2023 / 10 - THE ROLE OF THE DISTRIBUTOR
“I need to get my books into bookstores! If I didn’t need to, why would I bother with a publisher?”
Fixing a misunderstanding - publishers ‘technically’ do not put your books in the bookstore. They work with bookstores and distributors to put your books in the bookstore / library / place where you can get them.
Therefore, even if you’ve edited, printed, and stored your books as an indie or self-publisher author, you still have the next step to consider - putting your books in the correct channels.
So in that case, how can you take that first step to engaging a distributor?
Or in other words, network.
There are a few kinds of distributors -
Distribution Companies - publishers mainly use distribution channels or companies to aid with their own titles. And these are the one of the major ways books are brought into bookstores or chains.
However, note that unless you’re already in the industry or with a sizeable business or audience, it can be a challenge to approach individual distributors cold. Many of these distributors are B2B (business-to-business) processors, not so much B2C, or business to consumers / individuals. That said, self or indie published authors can also try…
Independent Bookstores - Both online and physical. Some of them buy books from independent authors on commission directly, though in smaller batches or through events.
Get a greater understanding of your own needs, especially with the channels you would like to work with first to distribute your books. And how do you talk to people within the industry? We’ll be covering that in the later sections.
Many people tell me that the first rule about wanting to get published is to keep writing (because it only takes one ‘yes’ - thanks TSNOTYAW!).
Perhaps the better rule would be this - practice patience.
Publishing moves at a glacial pace, and so does the process after publication.
If you're an author published with a traditional publisher and/or working with a literary agent, it’s usually a matter of getting updates.
If you’re an indie or self-published author, this will be another stage of patience as well.
Whether we admit it or not, being a working creative means we are creative or arts entrepreneurs. And that comes with a slew of pitches, rejections, and patience.
So keep at it!
A Note to Consider for Self-Publishers
Talking to publishers as an individual can be a challenge. Internally, do take this note into consideration - Capacity.
If you are a self-publishing author with no access to storage should you decide to print your books, take note and handle the logistical preparations first. There are no guarantees with distribution, so storage can be an issue if you did not prepare.
Personally - we ended up pulping a majority of our books that weren’t selling with our distributor because of the above reason.
Pitching. Again: Being a creator / writer / artist, especially a working one, also means that you are not that different from an entrepreneur. Your day-to-day, unless you have sales staff, will be a line of pitching and selling. And if I’m not wrong, this typically does not sound like something you would rather be doing.
So a way to reframe this could be like so - Speaking to a distributor allows me to showcase my work in channels that can reach my audience better and wider than I can as an individual.
This gets especially useful when our creative careers are highly product-based and we want to get once product on as many channels as we can without burning ourselves out.

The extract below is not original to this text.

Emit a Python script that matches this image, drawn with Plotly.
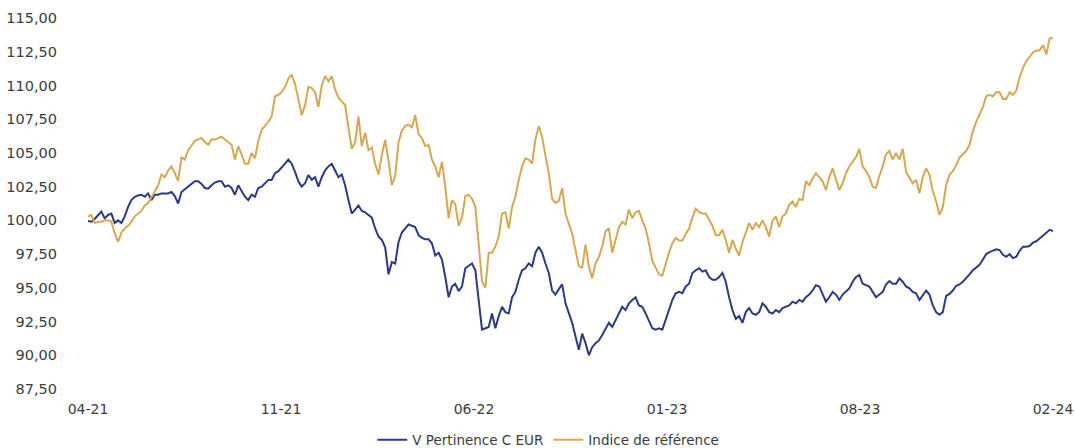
import plotly.graph_objects as go

fund_name = "V Pertinence C EUR"
index_name = "Indice de référence"
tick_labels = ["04-21", "11-21", "06-22", "01-23", "08-23", "02-24"]

fund_values = [
    99.95, 99.9, 100.1, 100.4, 100.65, 100.15, 100.4, 100.5, 99.8, 100.0,
    99.8, 100.3, 101.0, 101.5, 101.75, 101.85, 101.9, 101.75, 102.0, 101.5,
    101.9, 101.9, 102.0, 102.0, 102.0, 102.1, 101.8, 101.25, 102.1, 102.3,
    102.5, 102.7, 102.9, 102.9, 102.7, 102.4, 102.35, 102.6, 102.8, 102.9,
    102.9, 102.5, 102.6, 102.4, 101.9, 102.6, 102.2, 101.75, 101.5, 101.9,
    101.75, 102.4, 102.5, 102.75, 103.0, 103.0, 103.5, 103.65, 103.9, 104.2,
    104.5, 104.2, 103.6, 102.9, 102.5, 102.75, 103.35, 103.0, 103.2, 102.5,
    103.2, 103.7, 104.0, 104.2, 103.7, 103.2, 103.4, 102.6, 101.5, 100.5,
    100.8, 101.1, 100.7, 100.6, 100.4, 100.2, 99.4, 98.8, 98.55, 98.0,
    96.0, 96.9, 96.8, 98.4, 99.1, 99.4, 99.7, 99.6, 99.5, 98.9,
    98.7, 98.6, 98.6, 98.3, 97.4, 97.6, 97.1, 95.8, 94.3, 95.1,
    95.3, 94.75, 95.1, 96.45, 96.6, 96.8, 96.3, 94.3, 91.9, 92.0,
    92.1, 93.1, 92.0, 92.9, 93.6, 93.2, 93.1, 94.3, 94.7, 95.6,
    96.3, 96.45, 96.8, 96.6, 97.6, 98.05, 97.6, 96.8, 96.1, 94.8,
    94.5, 94.9, 95.25, 93.85, 93.2, 92.4, 91.4, 90.4, 91.6, 90.9,
    90.0, 90.6, 90.9, 91.1, 91.5, 91.9, 92.4, 92.1, 92.6, 93.1,
    93.6, 93.35, 93.85, 94.1, 94.3, 93.7, 93.6, 93.1, 92.6, 92.0,
    91.9, 92.0, 91.9, 92.6, 93.35, 94.1, 94.6, 94.7, 94.6, 95.1,
    95.3, 96.1, 96.3, 96.45, 96.2, 96.3, 95.8, 95.6, 95.6, 95.8,
    96.1, 95.45, 94.3, 93.35, 92.7, 92.9, 92.4, 93.2, 93.5, 93.1,
    93.0, 93.2, 93.85, 93.6, 93.2, 93.1, 93.35, 93.2, 93.5, 93.6,
    93.7, 93.97, 93.85, 94.1, 93.97, 94.3, 94.5, 94.8, 95.2, 95.1,
    94.5, 93.97, 94.3, 94.7, 94.5, 94.1, 94.5, 94.7, 94.96, 95.45,
    95.8, 95.95, 95.3, 95.2, 95.1, 94.7, 94.3, 94.5, 94.7, 95.25,
    95.5, 95.3, 95.3, 95.7, 95.45, 95.1, 94.96, 94.7, 94.6, 94.1,
    94.5, 94.8, 94.5, 93.7, 93.2, 93.0, 93.2, 94.4, 94.55, 94.8,
    95.15, 95.25, 95.45, 95.7, 96.0, 96.3, 96.5, 96.7, 97.1, 97.5,
    97.65, 97.75, 97.85, 97.8, 97.45, 97.3, 97.5, 97.2, 97.3, 97.75,
    98.05, 98.05, 98.1, 98.35, 98.45, 98.65, 98.85, 99.1, 99.3, 99.2,
]

index_values = [
    100.27, 100.4, 99.8, 99.9, 99.9, 100.0, 100.0, 99.9, 99.05, 98.4,
    99.1, 99.4, 99.6, 99.9, 100.3, 100.5, 100.7, 101.1, 101.3, 101.7,
    102.1, 102.6, 103.4, 103.2, 103.7, 104.0, 103.5, 102.9, 104.7, 104.5,
    105.2, 105.6, 105.9, 106.0, 106.1, 105.8, 105.6, 106.0, 106.0, 106.1,
    106.2, 106.0, 105.8, 105.6, 104.5, 105.5, 104.9, 104.2, 104.2, 105.0,
    104.6, 105.9, 106.7, 107.0, 107.3, 107.7, 109.2, 109.3, 109.5, 109.9,
    110.5, 110.8, 110.1, 109.0, 107.8, 108.5, 109.9, 109.8, 109.5, 108.4,
    110.0, 110.7, 110.3, 110.7, 109.7, 109.1, 108.8, 108.55, 106.9, 105.3,
    105.8, 107.7, 105.5, 106.5, 105.2, 105.4, 104.2, 103.4, 104.85, 105.96,
    104.4, 102.6, 103.3, 105.8, 106.65, 107.0, 107.1, 106.9, 107.8, 106.4,
    106.1, 105.5, 105.6, 104.5, 104.0, 103.2, 104.35, 102.5, 100.15, 101.5,
    101.2, 99.6, 100.2, 101.8, 101.9, 101.6, 101.0, 98.5, 95.5, 95.0,
    97.6, 97.6, 98.05, 98.8, 100.5, 100.6, 99.4, 101.0, 101.75, 103.0,
    104.0, 104.6, 104.5, 104.2, 106.0, 107.0, 106.2, 104.8, 103.5, 101.6,
    101.3, 101.45, 102.4, 100.5, 99.8, 99.0, 97.8, 96.6, 96.5, 98.2,
    96.6, 95.7, 96.8, 97.3, 98.05, 99.2, 99.4, 97.6, 98.55, 99.5,
    99.9, 99.7, 100.8, 100.15, 100.6, 100.7, 100.0, 99.4, 98.3, 97.0,
    96.5, 96.0, 95.9, 96.8, 97.6, 98.3, 98.7, 98.5, 98.5, 99.0,
    99.4, 100.2, 100.85, 100.6, 100.5, 100.5, 100.1, 99.6, 98.9, 98.9,
    99.3, 98.55, 97.6, 98.55, 97.9, 97.4, 98.4, 99.05, 99.8, 99.3,
    99.8, 99.5, 100.0, 99.5, 98.8, 100.0, 100.3, 99.5, 100.3, 100.5,
    101.15, 101.4, 101.0, 101.6, 101.5, 102.9, 102.6, 103.1, 103.5, 103.2,
    102.9, 102.25, 103.2, 103.85, 103.0, 102.25, 102.75, 103.5, 104.0, 104.35,
    104.7, 105.3, 104.0, 103.65, 103.2, 102.5, 102.4, 103.3, 104.0, 104.9,
    105.15, 104.5, 105.0, 104.5, 105.3, 103.6, 103.2, 102.75, 103.0, 102.0,
    103.2, 103.85, 103.4, 102.2, 101.4, 100.4, 101.0, 102.6, 103.4, 103.65,
    104.1, 104.65, 104.9, 105.15, 105.6, 106.6, 107.3, 107.8, 108.4, 109.2,
    109.3, 109.2, 109.5, 109.5, 109.0, 109.0, 109.5, 109.3, 109.6, 110.6,
    111.3, 111.8, 112.15, 112.45, 112.6, 112.6, 113.0, 112.3, 113.5, 113.5,
]

n = len(fund_values)
steps = list(range(n))
tick_positions = [i * (n - 1) / (len(tick_labels) - 1) for i in range(len(tick_labels))]
y_ticks = [87.5 + 2.5 * i for i in range(12)]
y_tick_text = [f"{v:.2f}".replace(".", ",") for v in y_ticks]

FONT = "DejaVu Sans, sans-serif"
TXT = "#3c3c3c"

fig = go.Figure()
fig.add_trace(go.Scatter(x=steps, y=fund_values, mode="lines", name=fund_name,
                         line=dict(color="#2B3A86", width=2)))
fig.add_trace(go.Scatter(x=steps, y=index_values, mode="lines", name=index_name,
                         line=dict(color="#D6A851", width=2)))

fig.update_layout(
    width=1075, height=448,
    margin=dict(l=88, r=22, t=18, b=59, autoexpand=False),
    paper_bgcolor="white", plot_bgcolor="white",
    font=dict(family=FONT, color=TXT, size=14),
    showlegend=True,
    legend=dict(orientation="h", x=0.477, xanchor="center", y=-0.1375, yanchor="middle",
                font=dict(size=13.5, color=TXT), itemwidth=30, tracegroupgap=0),
)
fig.update_xaxes(range=[0, n - 1], tickmode="array", tickvals=tick_positions, ticktext=tick_labels,
                 showgrid=False, zeroline=False, showline=False, ticks="",
                 ticklabelstandoff=10, tickfont=dict(size=14, color=TXT))
fig.update_yaxes(range=[87.5, 115], tickmode="array", tickvals=y_ticks, ticktext=y_tick_text,
                 showgrid=False, zeroline=False, showline=False, ticks="",
                 ticklabelstandoff=30, tickfont=dict(size=14.5, color=TXT))

fig.write_html("out.html", config={"displayModeBar": False},
               post_script="document.body.style.margin='0px';document.body.style.overflow='hidden';")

Contracts: Instead of viewing this as a document of jargon that only greatly benefits the other party, think of it as how both you and the distributor will be protected during this working relationship.
In any working relationship, boundaries are important - having a discussion over the contract also gives you a better understanding of the concerns you and the distributor might have.
Remember: While they have more space and resources than we, as individuals, do, they still have limited resources fighting against the demand of current, past, and future publishers and writers.
What can I do as a Writer?
Ask: No, really. If you need to fill a gap in knowledge or process, ask for help. That said, here are a couple of steps that may help…
Build Relationships: Not necessarily straight with distributors, libraries, or bookstores. The common advice here is to be genuine, not transactional.
Attend events, workshops, or talks that you’re interested in, held by these organisations.
Ask questions during or after events related to the topic (not because you want to throw your book at everyone).
Support people in your community who resonate with you - never underestimate how much genuine fandom can enhance your creative career. My first opportunity into distribution opened up because I was already supporting the industry.
Persevere: Rejection is so commonplace in the publishing industry, independent authors have started to collect them for the fun of it. One rejection from one place doesn’t mean the door has closed and locked.
Again, remember this - being an arts practitioner means you’re going to have to have some level of entrepreneurial skills. And that includes pitch after pitch.
Even though you got rejected, hold fast to your goals and keep creating.
I hope you will be able to glean something helpful from my reflections moving forward as well!